# Start of Data lines
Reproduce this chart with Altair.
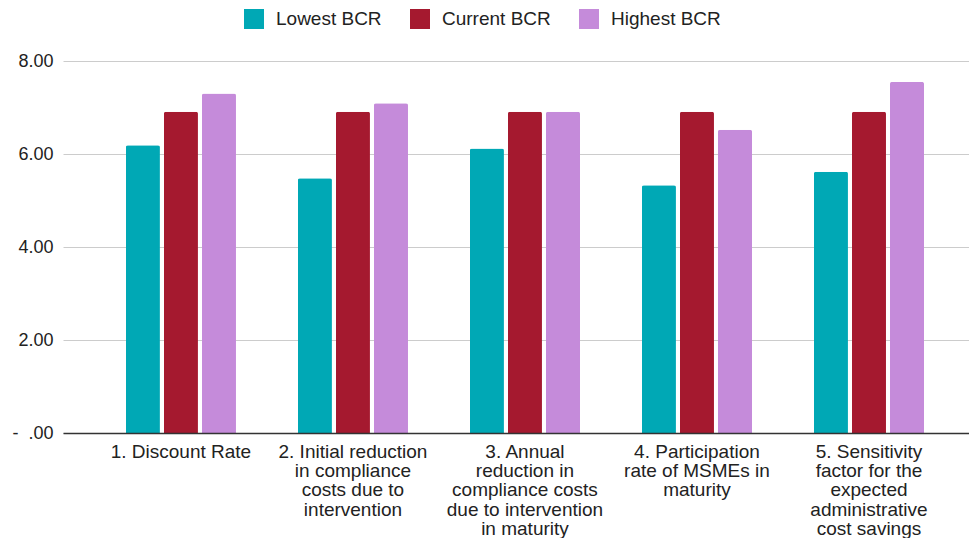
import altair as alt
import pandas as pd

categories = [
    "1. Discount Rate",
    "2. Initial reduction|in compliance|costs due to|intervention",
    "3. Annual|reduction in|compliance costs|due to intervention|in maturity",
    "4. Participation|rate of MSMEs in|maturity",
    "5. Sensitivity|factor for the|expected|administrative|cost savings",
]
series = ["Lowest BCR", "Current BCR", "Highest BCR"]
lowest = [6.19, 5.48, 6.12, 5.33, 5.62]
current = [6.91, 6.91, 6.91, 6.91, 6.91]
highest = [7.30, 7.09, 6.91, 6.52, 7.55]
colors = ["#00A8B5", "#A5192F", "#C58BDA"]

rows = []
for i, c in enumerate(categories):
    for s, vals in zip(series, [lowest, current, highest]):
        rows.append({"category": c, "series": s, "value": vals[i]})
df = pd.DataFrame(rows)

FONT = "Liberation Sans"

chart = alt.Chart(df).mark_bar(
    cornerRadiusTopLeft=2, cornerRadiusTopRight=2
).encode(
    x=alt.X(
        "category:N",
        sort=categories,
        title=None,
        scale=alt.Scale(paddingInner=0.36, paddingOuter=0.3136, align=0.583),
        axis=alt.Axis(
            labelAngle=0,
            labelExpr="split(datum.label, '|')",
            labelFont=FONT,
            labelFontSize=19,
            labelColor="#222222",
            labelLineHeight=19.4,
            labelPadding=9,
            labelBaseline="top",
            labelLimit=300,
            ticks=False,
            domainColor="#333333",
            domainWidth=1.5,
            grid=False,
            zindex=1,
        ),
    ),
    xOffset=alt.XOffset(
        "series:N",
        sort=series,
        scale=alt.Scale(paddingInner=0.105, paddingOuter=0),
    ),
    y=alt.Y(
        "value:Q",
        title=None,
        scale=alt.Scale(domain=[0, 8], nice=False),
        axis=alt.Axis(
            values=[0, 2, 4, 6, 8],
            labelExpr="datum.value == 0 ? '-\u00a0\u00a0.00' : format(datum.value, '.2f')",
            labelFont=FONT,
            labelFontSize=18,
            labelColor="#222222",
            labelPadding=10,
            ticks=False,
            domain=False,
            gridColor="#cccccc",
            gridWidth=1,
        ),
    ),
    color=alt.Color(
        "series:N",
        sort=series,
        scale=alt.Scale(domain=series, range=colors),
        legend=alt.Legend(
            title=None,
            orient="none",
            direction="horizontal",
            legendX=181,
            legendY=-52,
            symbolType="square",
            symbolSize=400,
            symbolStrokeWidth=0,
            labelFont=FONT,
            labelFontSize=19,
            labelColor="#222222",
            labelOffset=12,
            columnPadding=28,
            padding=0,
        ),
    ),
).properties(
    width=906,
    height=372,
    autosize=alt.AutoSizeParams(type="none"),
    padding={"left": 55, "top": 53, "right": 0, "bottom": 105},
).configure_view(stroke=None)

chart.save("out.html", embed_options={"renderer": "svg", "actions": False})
# End of Data lines
# Start of Data lines
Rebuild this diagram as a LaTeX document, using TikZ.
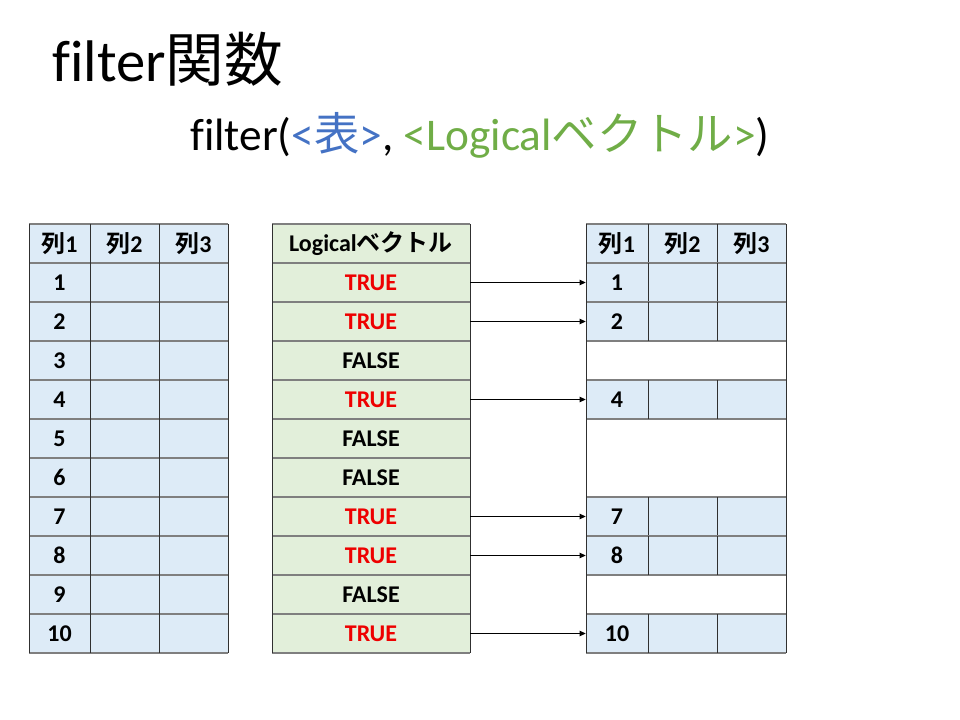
# End of Data lines
**Task description:** From the data above, copy each line that has the string "this".

**Complete response:**
Reproduce this chart with Altair.
Rebuild this diagram as a LaTeX document, using TikZ.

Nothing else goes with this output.